A color-changing lizard, a thick-thumbed bat, a poisonous snake named after a Chinese mythological goddess, an orchid that looks like a muppet, and a tree frog with skin that resembles thick moss are five of the 380 new species described by scientists in the Greater Mekong region of Southeast Asia in 2021 and 2022, according to a new report released by WWF. With many of the species already under threat of extinction from human activities, WWF is calling on governments in the region to increase protection for these rare, amazing creatures and their habitats.
The report documents the work of hundreds of scientists from universities, conservation organizations and research institutes around the world who discovered 290 plants, 19 fishes, 24 amphibians, 46 reptiles and one mammal in Cambodia, Laos, Myanmar, Thailand and Viet Nam. This brings the total number of vascular plants, fishes, amphibians, reptiles, birds, and mammals described in the Greater Mekong region since 1997 to 3,389.
“These remarkable species may be new to science but they have survived and evolved in the Greater Mekong region for millions of years, reminding us humans that they were there a very long time before our species moved into this region,” said K. Yoganand, WWF-Greater Mekong regional wildlife lead. “We have an obligation to do everything to stop their extinction and protect their habitats, and help their recovery.”
Highlights of the report include:
- The Cambodian blue-crested agama, an aggressive lizard that changes color as a defensive mechanism and was identified by studying lizards found near an Angkor era archeological site.
- Hayes’ thick-thumbed myotis, a mouse-eared bat with unusual fleshy thumbs that was named a new species after a specimen sat in a Hungarian museum for 20 years.
- Khoi’s mossy frog, a large, spectacular find that is mossy-green colored, which helps it blend into the lichen and moss-covered stony, leafy background.
- Dendrobium fuscifaucium, a miniature orchid with brilliant pink and bright yellow coloring that resembles the beloved “Mah na mah na” muppets.
- Suzhen’s krait, an extremely venomous snake, named after Bai Su Zhen, a snake goddess from a Chinese myth called the Legend of the White Snake.
- Cleyera bokorensis, an evergreen shrub threatened by a Cambodian casino, dam and residential development.
- Viet Nam’s Thai crocodile newt is threatened by agricultural encroachment and logging, and collection by communities as a traditional cure for abdominal pain and parasitic infection.
- Thailand’s bent-toed gecko was named after a mythical tree nymph – Rukha Deva – that lives in trees and protects the forests.

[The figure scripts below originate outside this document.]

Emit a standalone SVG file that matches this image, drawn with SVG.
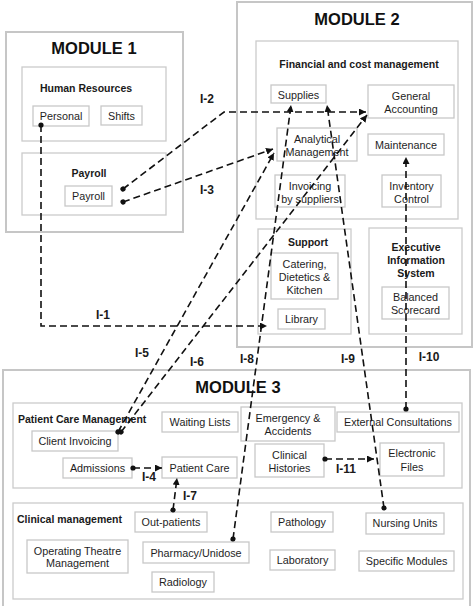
<svg xmlns="http://www.w3.org/2000/svg" width="474" height="606" viewBox="0 0 474 606">
<defs>
<style>
.mod{fill:#fff;stroke:#c6c6c6;stroke-width:2}
.grp{fill:#fff;stroke:#cbcbcb;stroke-width:1.3}
.box{fill:#fff;stroke:#c8c8c8;stroke-width:1.3}
.t{font-family:"Liberation Sans",Arial,sans-serif;font-size:10.8px;fill:#1e1e1e;text-anchor:middle}
.b{font-family:"Liberation Sans",Arial,sans-serif;font-size:10.5px;font-weight:bold;fill:#1a1a1a;text-anchor:middle}
.bl{font-family:"Liberation Sans",Arial,sans-serif;font-size:10.5px;font-weight:bold;fill:#1a1a1a}
.m{font-family:"Liberation Sans",Arial,sans-serif;font-size:16.5px;font-weight:bold;fill:#111;text-anchor:middle}
.l{font-family:"Liberation Sans",Arial,sans-serif;font-size:12px;font-weight:bold;fill:#1a1a1a;text-anchor:middle}
.c{fill:none;stroke:#111;stroke-width:1.6;stroke-dasharray:7 4;marker-start:url(#dot);marker-end:url(#arr)}
</style>
<marker id="arr" markerUnits="userSpaceOnUse" markerWidth="8" markerHeight="8" refX="7" refY="3.5" orient="auto">
<path d="M0,0 L7,3.5 L0,7 z" fill="#111"/>
</marker>
<marker id="dot" markerUnits="userSpaceOnUse" markerWidth="6" markerHeight="6" refX="3" refY="3" orient="auto">
<circle cx="3" cy="3" r="2.6" fill="#111"/>
</marker>
</defs>
<rect width="474" height="606" fill="#fff"/>

<g id="module1">
<rect class="mod" x="6" y="32" width="177" height="200"/>
<text class="m" x="94" y="54">MODULE 1</text>
<g id="human-resources">
<rect class="grp" x="22" y="67" width="144" height="74"/>
<text class="b" x="86" y="92">Human Resources</text>
<g id="personal"><rect class="box" x="33" y="106" width="56" height="20"/><text class="t" x="61" y="120">Personal</text></g>
<g id="shifts"><rect class="box" x="101" y="106" width="41" height="19"/><text class="t" x="121.5" y="120">Shifts</text></g>
</g>
<g id="payroll-group">
<rect class="grp" x="22" y="153" width="144" height="62"/>
<text class="b" x="89" y="177">Payroll</text>
<g id="payroll"><rect class="box" x="65" y="186" width="47" height="20"/><text class="t" x="88.5" y="200">Payroll</text></g>
</g>
</g>

<g id="module2">
<rect class="mod" x="237" y="2" width="235" height="345"/>
<text class="m" x="357" y="25">MODULE 2</text>
<g id="financial">
<rect class="grp" x="256" y="41" width="202" height="178"/>
<text class="b" x="359" y="68">Financial and cost management</text>
<g id="supplies"><rect class="box" x="271" y="85" width="55" height="18"/><text class="t" x="298.5" y="98.5">Supplies</text></g>
<g id="general-accounting"><rect class="box" x="368" y="85" width="86" height="33"/><text class="t" x="411" y="100">General</text><text class="t" x="411" y="112.5">Accounting</text></g>
<g id="analytical-management"><rect class="box" x="277" y="128" width="80" height="33"/><text class="t" x="317" y="143">Analytical</text><text class="t" x="317" y="156">Management</text></g>
<g id="maintenance"><rect class="box" x="368" y="134" width="76" height="21"/><text class="t" x="406" y="149">Maintenance</text></g>
<g id="invoicing-suppliers"><rect class="box" x="275" y="175" width="70" height="32"/><text class="t" x="310" y="190">Invoicing</text><text class="t" x="310" y="203">by suppliers</text></g>
<g id="inventory-control"><rect class="box" x="382" y="175" width="59" height="32"/><text class="t" x="411.5" y="190">Inventory</text><text class="t" x="411.5" y="203">Control</text></g>
</g>
<g id="support">
<rect class="grp" x="258" y="229" width="93" height="105"/>
<text class="b" x="308" y="246">Support</text>
<g id="catering"><rect class="box" x="271" y="253" width="67" height="46"/><text class="t" x="304.5" y="268">Catering,</text><text class="t" x="304.5" y="281">Dietetics &amp;</text><text class="t" x="304.5" y="294">Kitchen</text></g>
<g id="library"><rect class="box" x="278" y="309" width="47" height="20"/><text class="t" x="301.5" y="323">Library</text></g>
</g>
<g id="eis">
<rect class="grp" x="369" y="228" width="93" height="106"/>
<text class="b" x="416" y="251">Executive</text>
<text class="b" x="416" y="264">Information</text>
<text class="b" x="416" y="277">System</text>
<g id="balanced-scorecard"><rect class="box" x="382" y="287" width="67" height="32"/><text class="t" x="415.5" y="301">Balanced</text><text class="t" x="415.5" y="314">Scorecard</text></g>
</g>
</g>

<g id="module3">
<rect class="mod" x="3" y="370" width="467" height="238"/>
<text class="m" x="238" y="393">MODULE 3</text>
<g id="patient-care-management">
<rect class="grp" x="13" y="403" width="449" height="85"/>
<text class="bl" x="18" y="423">Patient Care Management</text>
<g id="waiting-lists"><rect class="box" x="162" y="412" width="76" height="20"/><text class="t" x="200" y="426">Waiting Lists</text></g>
<g id="emergency"><rect class="box" x="241" y="407" width="94" height="34"/><text class="t" x="288" y="422">Emergency &amp;</text><text class="t" x="288" y="435">Accidents</text></g>
<g id="external-consultations"><rect class="box" x="337" y="412" width="122" height="20"/><text class="t" x="398" y="426">External Consultations</text></g>
<g id="client-invoicing"><rect class="box" x="32" y="431" width="86" height="20"/><text class="t" x="75" y="445">Client Invoicing</text></g>
<g id="admissions"><rect class="box" x="63" y="458" width="69" height="20"/><text class="t" x="97.5" y="472">Admissions</text></g>
<g id="patient-care"><rect class="box" x="162" y="457" width="75" height="21"/><text class="t" x="199.5" y="472">Patient Care</text></g>
<g id="clinical-histories"><rect class="box" x="255" y="444" width="69" height="33"/><text class="t" x="289.5" y="459">Clinical</text><text class="t" x="289.5" y="472">Histories</text></g>
<g id="electronic-files"><rect class="box" x="380" y="443" width="64" height="33"/><text class="t" x="412" y="457">Electronic</text><text class="t" x="412" y="471">Files</text></g>
</g>
<g id="clinical-management">
<rect class="grp" x="13" y="503" width="450" height="96"/>
<text class="bl" x="17" y="523">Clinical management</text>
<g id="out-patients"><rect class="box" x="135" y="512" width="72" height="20"/><text class="t" x="171" y="526">Out-patients</text></g>
<g id="operating-theatre"><rect class="box" x="27" y="540" width="101" height="33"/><text class="t" x="77.5" y="555">Operating Theatre</text><text class="t" x="77.5" y="567">Management</text></g>
<g id="pharmacy"><rect class="box" x="143" y="542" width="106" height="21"/><text class="t" x="196" y="557">Pharmacy/Unidose</text></g>
<g id="radiology"><rect class="box" x="152" y="572" width="62" height="20"/><text class="t" x="183" y="586">Radiology</text></g>
<g id="pathology"><rect class="box" x="271" y="512" width="62" height="20"/><text class="t" x="302" y="526">Pathology</text></g>
<g id="nursing-units"><rect class="box" x="366" y="513" width="78" height="21"/><text class="t" x="405" y="527">Nursing Units</text></g>
<g id="laboratory"><rect class="box" x="270" y="550" width="65" height="20"/><text class="t" x="302.5" y="564">Laboratory</text></g>
<g id="specific-modules"><rect class="box" x="359" y="551" width="95" height="20"/><text class="t" x="406.5" y="565">Specific Modules</text></g>
</g>
</g>

<g id="connectors">
<path class="c" d="M41,125 V326 H267"/>
<path class="c" d="M123,189 L224,112 H366"/>
<path class="c" d="M123,202 L273,149"/>
<path class="c" d="M133,468 H162"/>
<path class="c" d="M118,432 L274,153"/>
<path class="c" d="M121,432 L367,115"/>
<path class="c" d="M173,510 L177,478"/>
<path class="c" d="M233,539 L291,105"/>
<path class="c" d="M384,508 L327,105"/>
<path class="c" d="M406,409 V157"/>
<path class="c" d="M325,459 H374"/>
</g>

<g id="labels">
<text class="l" x="103" y="319">I-1</text>
<text class="l" x="207" y="103">I-2</text>
<text class="l" x="207" y="194">I-3</text>
<text class="l" x="149" y="481">I-4</text>
<text class="l" x="142" y="357">I-5</text>
<text class="l" x="197" y="366">I-6</text>
<text class="l" x="190" y="500">I-7</text>
<text class="l" x="247" y="363">I-8</text>
<text class="l" x="348" y="363">I-9</text>
<text class="l" x="429" y="361">I-10</text>
<text class="l" x="346" y="473">I-11</text>
</g>
</svg>
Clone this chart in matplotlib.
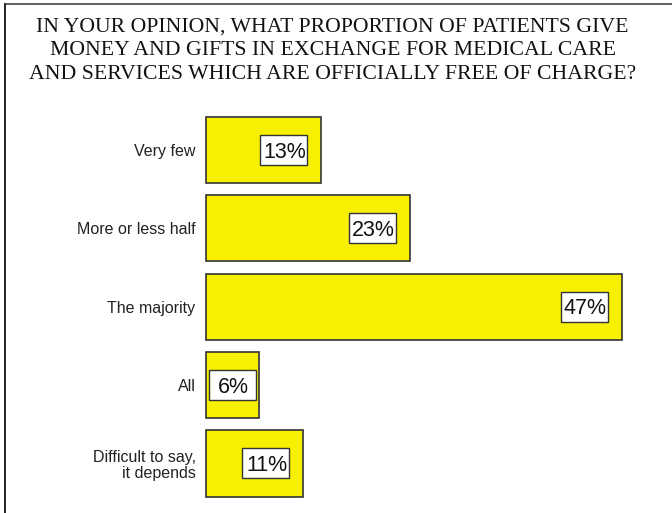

Discovered in the Tenasserim Mountains bordering Myanmar, It aggressively opens its mouth and waves its tail side-to-side when threatened.
- A new species of gecko discovered in Laos’ capital city Vientiane, whose home is being fragmented by construction projects.
- A semi-aquatic snake, Hebius terrakarenorum, found in the Dawna-Tenasserim Landscape between Thailand and Myanmar, is 650 mm long and was identified entirely from road-kill specimens collected over a decade and a few photos.
“While the Mekong region is a global biodiversity hotspot, it is also experiencing a vast array of threats,” said WWF-US Asian Species Manager Nilanga Jayasinghe. “We must continue to invest in the protection and conservation of nature, so these magnificent species don’t disappear before we know of their existence.”
In his foreword to the report, Dr. Truong Q. Nguyen with the Institute of Ecology and Biological Resources at the Vietnam Academy of Science and Technology, notes that immediate action and the increased use of new technologies such as bio-acoustics and genetic sequencing are needed to help scientists discover more species in this biodiversity hotspot. “To reverse the rapid biodiversity loss in the region, more concerted, science based, and urgent efforts need to be made and conservation measures need more attention from governments, NGOs and the public,” he said.
WWF works with government, non-profit and private partners across the five Greater Mekong countries on conservation strategies designed to protect these species and their habitat. They protect flagship species such as Asian elephants, Irrawaddy dolphins and tigers, as well as the forests, rivers and oceans they depend on. To stop wildlife declines, WWF is strengthening protected areas, and tackling the snaring crisis, illegal wildlife markets, online wildlife trade, and the financial crimes associated with wildlife trafficking.